As the largest publicly traded energy company in the world, Exxon Mobil (NYSE: XOM) provides investors some measure of shelter from the storms. Even though the price of oil has collapsed to $30 per barrel in the United States, Exxon Mobil’s earnings and stock price have fared better than many other members of Big Oil.
Exxon Mobil’s relative outperformance was on full display when the company reported fourth-quarter and full-year 2015 earnings results on Tuesday morning before the market open.
While the stock fell 3% after reporting, the company proved it is far more resilient than many of its distressed competitors. Exxon Mobil once again showed investors why it’s the safest oil stock and the most reliable integrated energy company out there.
Down, Not Out
Exxon Mobil stock is down 13% in the past year. That’s disappointing performance to be sure, but it’s nothing compared to the massive declines most other oil companies are suffering through right now. Exxon owes its outperformance to its strong balance sheet (it is one of only three U.S. companies to hold the triple-A credit rating from Standard & Poor’s) as well as its financial scale and disciplined capital management.
Exxon Mobil earned $0.67 per share last quarter, down by half year-over-year. That at least beat analyst expectations, which called for $0.63 per share. Revenue beat as well, coming in at $59.8 billion, compared to the $51.3 billion expected.
Its downstream unit was a source of strength in 2015. Downstream earnings more than doubled for the year, to $6.5 billion. The reason for this is that downstream operations, which primarily includes refining, actually perform better when oil prices decline. When oil goes lower, refiners benefit from lower feedstock costs. That widens their spreads and profit margins.
Unfortunately, Exxon Mobil remains dragged down by its upstream exploration and production activities, which are reliant on a supportive commodity price. Upstream earnings fell 74% in 2015, from $27.5 billion to $7.1 billion.
The good news is that Exxon Mobil is still profitable, even at $30 oil. It maintains a conservative cost structure. The company cut capital expenditures by 19% in 2015. And its massive scale allows it to generate enough cash to continue investing in the business, so that it will not jeopardize future growth projects.
What the Future Holds
Exxon Mobil is aggressively increasing production, which is eroding margins but is at least keeping cash flow intact.
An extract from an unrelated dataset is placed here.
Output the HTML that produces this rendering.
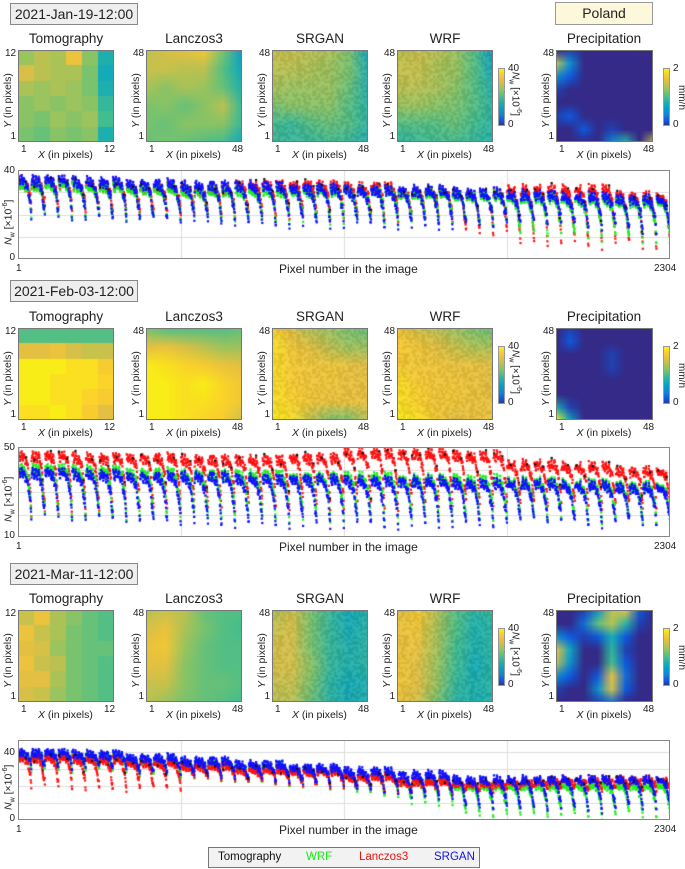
<!DOCTYPE html>
<html><head><meta charset="utf-8">
<style>
body{margin:0;width:685px;height:869px;background:#fff;position:relative;overflow:hidden;font-family:"Liberation Sans",sans-serif;color:#222}
.abs{position:absolute}
.date{position:absolute;left:10px;width:126px;height:20px;border:1px solid #888;background:#eee;font-size:14px;line-height:20px;text-align:center}
.title{position:absolute;font-size:13.5px;text-align:center;width:110px}
.tk{position:absolute;font-size:10px;line-height:11px}
.lab{position:absolute;font-size:10.5px;white-space:nowrap}
.rot{transform:rotate(-90deg);transform-origin:left top}
.rotc{transform:rotate(90deg);transform-origin:left top}
canvas{position:absolute}
.frame{position:absolute;border:1px solid #777;box-sizing:border-box}
</style></head><body>
<div class="abs" style="left:555px;top:2px;width:96px;height:21px;border:1px solid #999;background:#fdf8dc;font-size:14px;line-height:21px;text-align:center">Poland</div>
<div id="root"></div>
<div class="abs" style="left:208px;top:847px;width:270px;height:19px;border:1px solid #777;background:#f2f2f2;font-size:11.5px;line-height:19px">
<span class="abs" style="left:9px;color:#111">Tomography</span>
<span class="abs" style="left:97px;color:#1e1">WRF</span>
<span class="abs" style="left:150px;color:#e11">Lanczos3</span>
<span class="abs" style="left:225px;color:#11e">SRGAN</span>
</div>
<script>
// ---- data ----
const dates=["2021-Jan-19-12:00","2021-Feb-03-12:00","2021-Mar-11-12:00"];
const mapTitles=["Tomography","Lanczos3","SRGAN","WRF"];
const tomo1=[[28,30,29,34,27,20],[32,30,29,29,26,19],[29,28,29,28,26,20],[27,28,27,28,27,22],[27,26,28,27,28,23],[26,25,27,26,27,20]];
const lanc1=[[30,32,33,35,26,16],[31,31,30,30,24,18],[29,27,29,28,25,20],[26,27,25,27,30,22],[26,25,27,27,27,22],[25,26,25,24,23,18]];
const srgan1=[[31,31,30,29,26,18],[30,30,29,28,26,20],[29,28,28,28,25,20],[26,27,27,27,24,21],[23,22,24,25,24,21],[22,22,22,23,22,20]];
const wrf1=[[30,31,30,28,24,16],[31,31,29,28,24,18],[30,30,29,27,24,20],[28,28,27,26,24,21],[24,24,24,25,23,21],[21,22,23,23,22,20]];
const tomo2=[[24,24,24,24,24,24],[33,33,34,32,31,31],[39,39,39,38,38,36],[39,39,38,38,38,37],[39,39,38,38,37,36],[38,38,39,38,36,33]];
const lanc2=[[26,24,24,24,24,25],[33,34,32,30,28,28],[39,38,37,36,34,33],[39,39,38,39,37,35],[39,39,38,38,37,35],[39,39,38,37,36,31]];
const srgan2=[[37,33,29,28,26,25],[38,35,33,30,28,28],[38,36,35,35,34,33],[38,36,35,35,34,34],[38,37,35,34,34,34],[39,38,30,26,26,30]];
const wrf2=[[35,32,30,28,26,25],[36,35,33,31,29,29],[36,35,35,34,34,33],[38,36,35,35,34,33],[38,37,35,35,34,34],[39,38,36,33,34,34]];
const tomo3=[[31,34,29,27,25,24],[34,31,29,26,25,24],[33,32,28,26,25,25],[34,31,30,26,25,24],[33,33,29,26,25,24],[32,31,28,26,25,24]];
const lanc3=[[30,31,30,25,24,24],[32,34,29,26,24,23],[34,35,28,25,24,24],[33,33,27,25,24,24],[31,31,27,25,25,24],[30,28,26,25,24,23]];
const srgan3=[[29,32,26,22,19,20],[31,32,26,22,19,21],[32,32,26,22,20,21],[32,32,27,22,20,21],[31,31,26,21,19,20],[30,30,25,21,19,20]];
const wrf3=[[33,36,30,24,21,22],[34,35,29,24,20,21],[34,34,29,23,20,21],[35,33,28,23,19,21],[35,33,28,22,20,21],[34,32,26,21,20,20]];
const prec1=[[0,0.1,0,0,0,0,0,0],[1.4,0.5,0,0,0,0,0,0],[0.5,0.2,0,0,0,0,0,0],[0.1,0,0,0,0,0,0,0],[0,0,0,0,0,0,0,0],[0.1,0.2,0,0,0,0,0,0],[0,0,0.2,0,0.1,0,0,0],[0,0,0,0,0.4,0.9,0,1.5]];
const prec2=[[0,0.1,0,0,0,0,0,0],[0,0.2,0,0,0,0,0,0],[0,0,0,0,0.1,0,0,0],[0,0,0,0,0.1,0,0,0],[0,0,0,0,0,0,0,0],[0,0,0,0,0,0,0,0],[0.8,0.1,0,0,0,0,0,0],[2,0.7,0,0,0,0,0,0]];
const prec3=[[0,0,0.1,0.5,1.4,1.6,0.2,0],[0,0,0.3,1.1,1.4,0.9,0.1,0],[0.5,0.2,0.1,0.2,0.8,0.2,0,0],[1.6,0.7,0,0,0.9,0.1,0,0],[1.4,0.5,0,0,1.0,0.2,0,0],[0.5,0.2,0,0.2,1.6,0.3,0,0],[0.1,0,0,0.5,1.5,0.2,0,0],[0,0,0,0.1,0.3,0,0,0]];
const p1BluePeak=[36,35,34,33,33,32,31,31,30,29,28,27], p1BlueTr=[20,19,18,17,16,16,16,15,16,16,15,13];
const p1RedPeak=[34,33,32,31,33,33,32,30,29,31,31,28], p1RedTr=[24,22,21,20,20,20,19,18,12,6,6,6];
const p1GrnPeak=[33,32,31,30,30,30,30,29,28,27,26,25], p1GrnTr=[20,19,18,18,17,17,17,17,16,10,9,8];
const p2BluePeak=[39,38,37,37,36,36,35,35,34,34,33,32], p2BlueTr=[20,19,17,16,16,16,16,16,16,17,16,17];
const p2RedPeak=[46,45,45,44,44,45,47,47,46,42,41,39], p2RedTr=[21,21,22,23,24,24,24,25,25,24,24,24];
const p2GrnPeak=[40,39,38,37,37,36,36,35,35,34,33,32], p2GrnTr=[20,19,18,18,18,18,18,18,18,17,17,17];
const p3BluePeak=[40,39,37,35,33,31,29,27,24,24,24,24], p3BlueTr=[32,32,28,26,24,22,18,14,8,6,6,8];
const p3RedPeak=[36,35,33,31,29,28,25,22,21,22,23,23], p3RedTr=[20,18,18,24,22,20,18,16,17,18,18,18];
const p3GrnPeak=[38,37,35,33,31,29,26,23,20,20,20,20], p3GrnTr=[30,30,26,24,22,20,16,10,3,2,2,3];
const yTicks1=["40","0"], yTicks2=["50","10"], yTicks3=["40","0"];

const PAR=[[0,53,42,135],[0.1,15,89,222],[0.2,20,131,211],[0.3,6,156,206],[0.4,24,174,179],[0.5,66,189,144],[0.6,129,196,106],[0.7,185,194,82],[0.8,230,192,66],[0.9,252,206,46],[1,249,251,14]];
function parula(t){t=Math.max(0,Math.min(1,t));for(let i=1;i<PAR.length;i++){if(t<=PAR[i][0]){const a=PAR[i-1],b=PAR[i],f=(t-a[0])/(b[0]-a[0]);return `rgb(${a[1]+(b[1]-a[1])*f|0},${a[2]+(b[2]-a[2])*f|0},${a[3]+(b[3]-a[3])*f|0})`;}}return "rgb(249,251,14)";}
const root=document.getElementById('root');
function div(cls,css,txt,name){const d=document.createElement('div');d.className=cls;d.style.cssText=css;if(txt!=null)d.innerHTML=txt;


root.appendChild(d);return d;}
function heat(grid,x,y,w,h,vmin,vmax,smooth,name,ticks,texture){
  const n=grid.length,src=document.createElement('canvas');src.width=n;src.height=n;const sc=src.getContext('2d');
  grid.forEach((row,r)=>row.forEach((v,c)=>{sc.fillStyle=parula((v-vmin)/(vmax-vmin));sc.fillRect(c,r,1,1);}));
  const cv=document.createElement('canvas');cv.width=w;cv.height=h;cv.style.left=x+'px';cv.style.top=y+'px';
  
  
  const ctx=cv.getContext('2d');ctx.imageSmoothingEnabled=smooth;
  if(smooth){ctx.drawImage(src,0.5,0.5,n-1,n-1,0,0,w,h);}else ctx.drawImage(src,0,0,w,h);
  if(texture){ctx.globalAlpha=0.05;for(let i=0;i<48;i++)for(let j=0;j<48;j++){const s=Math.sin(i*12.9898+j*78.233)*43758.5;const f=s-Math.floor(s);ctx.fillStyle=f>0.5?'#fff':'#000';ctx.fillRect(j*w/48,i*h/48,w/48+0.5,h/48+0.5);}ctx.globalAlpha=1;}
  root.appendChild(cv);
  div('frame',`left:${x}px;top:${y}px;width:${w}px;height:${h}px`,null,name+'-frame');
  div('tk',`left:${x-13}px;top:${y-2}px;width:11px;text-align:right`,ticks,name+'-ytick-max');
  div('tk',`left:${x-13}px;top:${y+h-11}px;width:11px;text-align:right`,'1',name+'-ytick-min');
  div('tk',`left:${x+3}px;top:${y+h+2}px`,'1',name+'-xtick-min');
  div('tk',`left:${x+w-10}px;top:${y+h+2}px`,ticks,name+'-xtick-max');
  div('lab',`left:${x+w/2-28}px;top:${y+h+7}px`,'<i>X</i> (in pixels)',name+'-x-label');
  div('lab rot',`left:${x-16}px;top:${y+h/2+32}px`,'<i>Y</i> (in pixels)',name+'-y-label');
}
function cbar(x,y,h,top,lab,name){
  const cv=document.createElement('canvas');cv.width=7;cv.height=h;cv.style.left=x+'px';cv.style.top=y+'px';
  
  
  const c=cv.getContext('2d');for(let i=0;i<h;i++){c.fillStyle=parula(1-i/h);c.fillRect(0,i,7,1);}root.appendChild(cv);
  div('frame',`left:${x}px;top:${y}px;width:7px;height:${h}px;border-color:#999`,null,name+'-frame');
  div('tk',`left:${x+10}px;top:${y-5}px`,top,name+'-max');
  div('tk',`left:${x+10}px;top:${y+h-7}px`,'0',name+'-min');
  div('lab rotc',`left:${x+24}px;top:${y+h/2-(lab.length>10?25:12)}px;font-size:10px`,lab,name+'-label');
}
function scatter(x,y,w,h,ymin,ymax,gridVals,series,yt,name){
  const cv=document.createElement('canvas');cv.width=w;cv.height=h;cv.style.left=x+'px';cv.style.top=y+'px';
  
  
  const c=cv.getContext('2d');
  const X=i=>(i-1)/(2303)*w, Y=v=>h-(v-ymin)/(ymax-ymin)*h;
  c.strokeStyle='#ddd';c.lineWidth=1;
  [577,1152,1728].forEach(p=>{c.beginPath();c.moveTo(Math.round(X(p))+.5,0);c.lineTo(Math.round(X(p))+.5,h);c.stroke();});
  gridVals.forEach(v=>{c.beginPath();c.moveTo(0,Math.round(Y(v))+.5);c.lineTo(w,Math.round(Y(v))+.5);c.stroke();});
  series.forEach(s=>{
    c.fillStyle=s.col;
    for(let i=1;i<=2304;i+=s.step){
      const row=Math.floor((i-1)/48),g=Math.floor(row/4),t=((i-1)%48)/47;
      const pk=s.peak[g],tr=s.tr[g];
      const n1=Math.sin(i*12.9898+row*7.1)*43758.5, nz=(n1-Math.floor(n1))-0.5;
      const v=pk-(pk-tr)*Math.pow(t,s.pow)+3.2*nz+1.2*Math.sin(i*0.6+row)+s.off;
      c.fillRect(X(i)-1.1,Y(v)-1.1,2.2,2.2);
    }
  });
  root.appendChild(cv);
  div('frame',`left:${x}px;top:${y}px;width:${w}px;height:${h}px;border-color:#888`,null,name+'-frame');
  const topV=+yt[0];
  div('tk',`left:${x-17}px;top:${y+Y(topV)-5}px;width:14px;text-align:right`,yt[0],name+'-ytick-max');
  div('tk',`left:${x-17}px;top:${y+h-7}px;width:14px;text-align:right`,yt[1],name+'-ytick-min');
  div('tk',`left:${x-2}px;top:${y+h+4}px`,'1',name+'-xtick-min');
  div('tk',`left:${x+w-16}px;top:${y+h+4}px`,'2304',name+'-xtick-max');
  div('lab',`left:${x+w/2-65}px;top:${y+h+3}px;font-size:12px`,'Pixel number in the image',name+'-x-label');
  div('lab rot',`left:${x-16}px;top:${y+h/2+30}px`,'<i>N</i><sub style="font-size:7px">w</sub> [×10<sup style="font-size:7px">-6</sup>]',name+'-y-label');
}
const panels=[
 {dy:3,my:50,maps:[tomo1,lanc1,srgan1,wrf1],prec:prec1,sy:170,sh:89,ymin:0,ymax:40,grid:[10,20,30],yt:yTicks1,
  s:[[p1RedPeak,p1RedTr,'#f11'],[p1GrnPeak,p1GrnTr,'#2e2'],[p1BluePeak,p1BlueTr,'#11f']]},
 {dy:280,my:328,maps:[tomo2,lanc2,srgan2,wrf2],prec:prec2,sy:447,sh:90,ymin:10,ymax:50,grid:[20,30,40],yt:yTicks2,
  s:[[p2RedPeak,p2RedTr,'#f11'],[p2GrnPeak,p2GrnTr,'#2e2'],[p2BluePeak,p2BlueTr,'#11f']]},
 {dy:563,my:610,maps:[tomo3,lanc3,srgan3,wrf3],prec:prec3,sy:740,sh:80,ymin:0,ymax:47,grid:[10,20,30,40],yt:yTicks3,
  s:[[p3GrnPeak,p3GrnTr,'#2e2'],[p3RedPeak,p3RedTr,'#f11'],[p3BluePeak,p3BlueTr,'#11f']]}
];
const mx=[18,146,272,397];
panels.forEach((p,k)=>{
  const n=k+1;
  div('date',`top:${p.dy}px`,dates[k],'date-label-'+n);
  mapTitles.forEach((t,j)=>{
    div('title',`left:${mx[j]+48-55}px;top:${p.my-19}px`,t,'map-title-'+t.toLowerCase()+'-'+n);
    heat(p.maps[j],mx[j],p.my,96,92,6,40,j!==0,'map-'+t.toLowerCase()+'-'+n,j===0?'12':'48',j>=2);
  });
  cbar(498,p.my+18,58,'40','<i>N</i><sub style="font-size:7px">w</sub> [×10<sup style="font-size:7px">-6</sup>]','nw-colorbar-'+n);
  div('title',`left:${556+48-55}px;top:${p.my-19}px`,'Precipitation','precip-title-'+n);
  heat(p.prec,556,p.my,97,92,0,2,true,'map-precipitation-'+n,'48',false);
  cbar(663,p.my+18,58,'2','mm/h','precip-colorbar-'+n);
  const ser=[{peak:p.s[0][0],tr:p.s[0][1],col:p.s[0][2],step:1,pow:5,off:0},
             {peak:p.s[1][0],tr:p.s[1][1],col:p.s[1][2],step:1,pow:4.5,off:0.5},
             {peak:p.s[2][0],tr:p.s[2][1],col:p.s[2][2],step:1,pow:4,off:-0.3}];
  const red=p.s.find(q=>q[2]==='#f11');
  ser.push({peak:red[0],tr:red[1],col:'#111',step:29,pow:5,off:1});
  scatter(18,p.sy,652,p.sh,p.ymin,p.ymax,p.grid,ser,p.yt,'scatter-plot-'+n);
});
</script>
</body></html>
The company’s total production rose nearly 5% in the fourth quarter.
Going forward, investors should expect the company’s production to continue increasing. The reason is that it has several large projects set to come online, including its massive Kearl oil sands project in Alberta.
The Kearl project has already started production, and initial production levels stand at around 110,000 barrels per day. At full capacity, the site is expected to produce a massive 500,000 barrels per day of diluted bitumen. Based on current production levels, that will represent 1 out of every 8 barrels produced in all of Canada. Over the expected 40-year lifespan of the project, it is expected that a total of 4.6 billion barrels are recoverable.
Best-of-Breed Oil Major
Exxon Mobil’s lineup of future projects, its ironclad balance sheet and its excellent downstream unit are all working in the company’s favor. Success in these areas is why investors should view Exxon as the best Big Oil stock for risk-averse investors.
The flip side of this coin is that Exxon Mobil probably does not offer as much upside potential as other energy stocks, if and when oil prices finally recover. But it does offer relative stability and much greater downside protection if oil stays stuck in a lower-for-longer environment.
Exxon Mobil was the only integrated major to raise its dividend in 2015. Its 4% yield is about as secure as one can find in the energy sector.